See the thread http://forums.omnigroup.com/showthread.php?t=2275.

Tim B.

Forrest
2006-11-28, 06:52 PM
I just tried it in Firefox, it doesn't work. If the page is very simple, I'm sure it probably works. I rarely says absolutes, but I would say it's impossible for such a feature to be reliable.

zottel
2006-11-29, 11:13 AM
Why should it be so difficult? You only have to recode all tags that point to stuff used in the page so that they reflect the relative path to the file on the hd. And, in order to be sure that links will still work, recode all links that point away from the page from relative to absolute. That's all—or am I missing something?

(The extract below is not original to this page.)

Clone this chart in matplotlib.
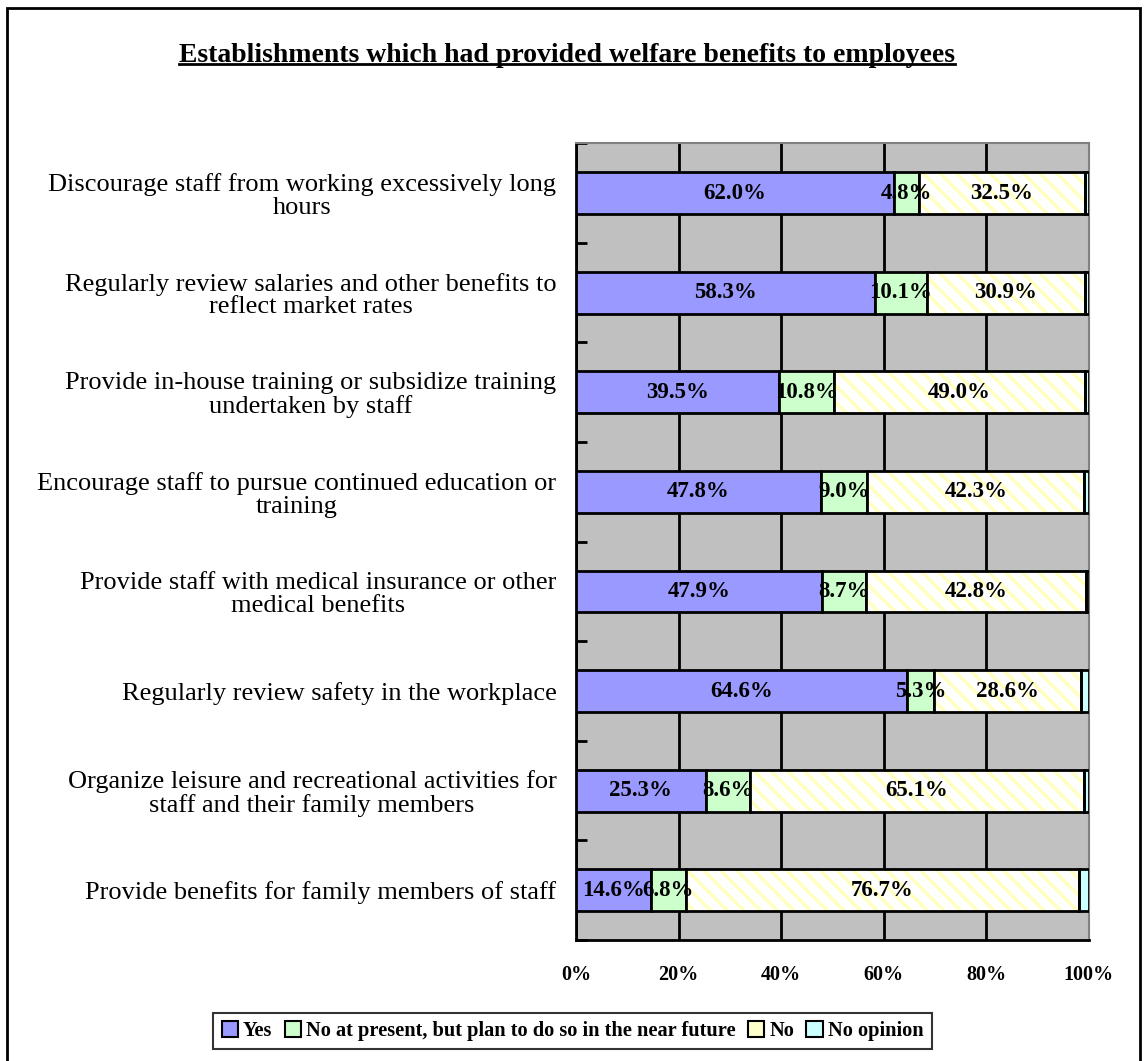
import numpy as np
import matplotlib.pyplot as plt
from matplotlib.patches import Rectangle, Patch
from matplotlib.lines import Line2D

plt.rcParams['font.family'] = ['Liberation Serif', 'DejaVu Serif']
plt.rcParams['hatch.linewidth'] = 2.5

# Data
categories = [
    'Discourage staff from working excessively long\nhours',
    'Regularly review salaries and other benefits to\nreflect market rates',
    'Provide in-house training or subsidize training\nundertaken by staff',
    'Encourage staff to pursue continued education or\ntraining',
    'Provide staff with medical insurance or other\nmedical benefits',
    'Regularly review safety in the workplace',
    'Organize leisure and recreational activities for\nstaff and their family members',
    'Provide benefits for family members of staff',
]
yes = [62.0, 58.3, 39.5, 47.8, 47.9, 64.6, 25.3, 14.6]
plan = [4.8, 10.1, 10.8, 9.0, 8.7, 5.3, 8.6, 6.8]
no = [32.5, 30.9, 49.0, 42.3, 42.8, 28.6, 65.1, 76.7]
no_opinion = [0.7, 0.7, 0.7, 0.9, 0.6, 1.5, 1.0, 1.9]
series_names = ['Yes', 'No at present, but plan to do so in the near future', 'No', 'No opinion']
xticks = [0, 20, 40, 60, 80, 100]

fig = plt.figure(figsize=(11.45, 10.61), dpi=100)
ax = fig.add_axes([0.503, 0.114, 0.448, 0.751])
ax.set_facecolor('#C0C0C0')

y = np.arange(len(categories))
h = 0.42
left = np.zeros(len(categories))

# Yes
ax.barh(y, yes, h, left=left, color='#9999FF', edgecolor='black', linewidth=2, zorder=3)
left += yes
# plan
ax.barh(y, plan, h, left=left, color='#CCFFCC', edgecolor='black', linewidth=2, zorder=3)
left += plan
# No: hatched light yellow on white
ax.barh(y, no, h, left=left, color='white', edgecolor='#FFFFC0', hatch='\\\\', linewidth=0, zorder=3)
ax.barh(y, no, h, left=left, color='none', edgecolor='black', linewidth=2, zorder=4)
left_no = left.copy()
left += no
# No opinion
ax.barh(y, no_opinion, h, left=left, color='#CCFFFF', edgecolor='black', linewidth=2, zorder=3)

# value labels
for i in range(len(y)):
    ax.text(yes[i] / 2, y[i], f'{yes[i]:.1f}%', ha='center', va='center',
            fontsize=16.5, fontweight='bold', zorder=5)
    ax.text(yes[i] + plan[i] / 2, y[i], f'{plan[i]:.1f}%', ha='center', va='center',
            fontsize=16.5, fontweight='bold', zorder=5)
    ax.text(left_no[i] + no[i] / 2, y[i], f'{no[i]:.1f}%', ha='center', va='center',
            fontsize=16.5, fontweight='bold', zorder=5)

ax.set_xlim(0, 100)
ax.set_ylim(len(categories) - 0.5, -0.5)
ax.set_xticks(xticks)
ax.set_xticklabels([f'{t}%' for t in xticks], fontsize=14.5, fontweight='bold')
ax.tick_params(axis='x', length=0, pad=18)
ax.grid(axis='x', color='black', linewidth=2, zorder=1)
ax.set_axisbelow(True)

ax.set_yticks(y)
ax.set_yticklabels(categories, fontsize=19, multialignment='center', linespacing=1.05)
ax.tick_params(axis='y', which='major', length=0, pad=14)
ax.set_yticks(np.arange(-0.5, len(categories) + 0.5, 1), minor=True)
ax.tick_params(axis='y', which='minor', direction='in', length=8, width=2, color='black')

for s in ['left', 'bottom']:
    ax.spines[s].set_color('black')
    ax.spines[s].set_linewidth(2)
for s in ['top', 'right']:
    ax.spines[s].set_color('#808080')
    ax.spines[s].set_linewidth(1.5)

# Title with underline
title = fig.text(0.495, 0.948, 'Establishments which had provided welfare benefits to employees',
                 ha='center', va='center', fontsize=20, fontweight='bold')
fig.canvas.draw()
bb = title.get_window_extent().transformed(fig.transFigure.inverted())
fig.add_artist(Line2D([bb.x0, bb.x1], [bb.y0 + 0.003, bb.y0 + 0.003],
                      color='black', linewidth=2, transform=fig.transFigure))

# Legend
handles = [
    Patch(facecolor='#9999FF', edgecolor='black', linewidth=1.5),
    Patch(facecolor='#CCFFCC', edgecolor='black', linewidth=1.5),
    Patch(facecolor='#FFFFCC', edgecolor='black', linewidth=1.5),
    Patch(facecolor='#CCFFFF', edgecolor='black', linewidth=1.5),
]
leg = fig.legend(handles, series_names, loc='center', bbox_to_anchor=(0.5, 0.028), ncol=4,
                 frameon=True, fancybox=False, edgecolor='black', handlelength=0.8,
                 handleheight=0.8, handletextpad=0.25, columnspacing=0.6,
                 prop={'size': 14.7, 'weight': 'bold'}, borderpad=0.4)
leg.get_frame().set_linewidth(1.5)

# outer frame
fig.add_artist(Rectangle((0.006, -0.01), 0.99, 1.002, transform=fig.transFigure,
                         fill=False, edgecolor='black', linewidth=2))

fig.savefig('out.png', dpi=100)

The only difficulties I can imagine are to decide what to call the html file if the source was dynamically generated, links might not work anymore if they contained session information, and problems with flash or other content that will run in the browser that might load other stuff when it's started.

But these are problems relevant to the generation of .webarchives, too.

Remember, we're talking about a single web page here, not about some part of the file tree of an entire website.

wget (commandline websucking tool) has been able to do this since I used it for the first time, which was more than 5 years ago.

Forrest
2006-11-29, 12:43 PM
Why should it be so difficult? You only have to recode all tags that point to stuff used in the page so that they reflect the relative path to the file on the hd. And, in order to be sure that links will still work, recode all links that point away from the page from relative to absolute. That's all—or am I missing something?

That's all? Sure, but that's a lot to ask.

The only difficulties I can imagine are to decide what to call the html file if the source was dynamically generated, links might not work anymore if they contained session information, and problems with flash or other content that will run in the browser that might load other stuff when it's started.

And a lot of sites and certainly most of the popular ones will all suffer from those problems. If the site has Flash and it references any files or links to any files, you can pretty much bet it will break. A lot of JavaScript and CSS also breaks in my tests saving from Firefox 2 and IE7. This typically results in the page being badly broken.

But these are problems relevant to the generation of .webarchives, too.

In my tests, that's not the case. Sites that broke when saving as completed HTML from IE7 and FF2 did not break when saved as a webarchive.

Remember, we're talking about a single web page here, not about some part of the file tree of an entire website.

I must be completely missing what you're trying to say with that. Saving the source would be talking about a single web page, but saving it as a "complete" page is most certainly trying to save a part of the file tree of an entire site.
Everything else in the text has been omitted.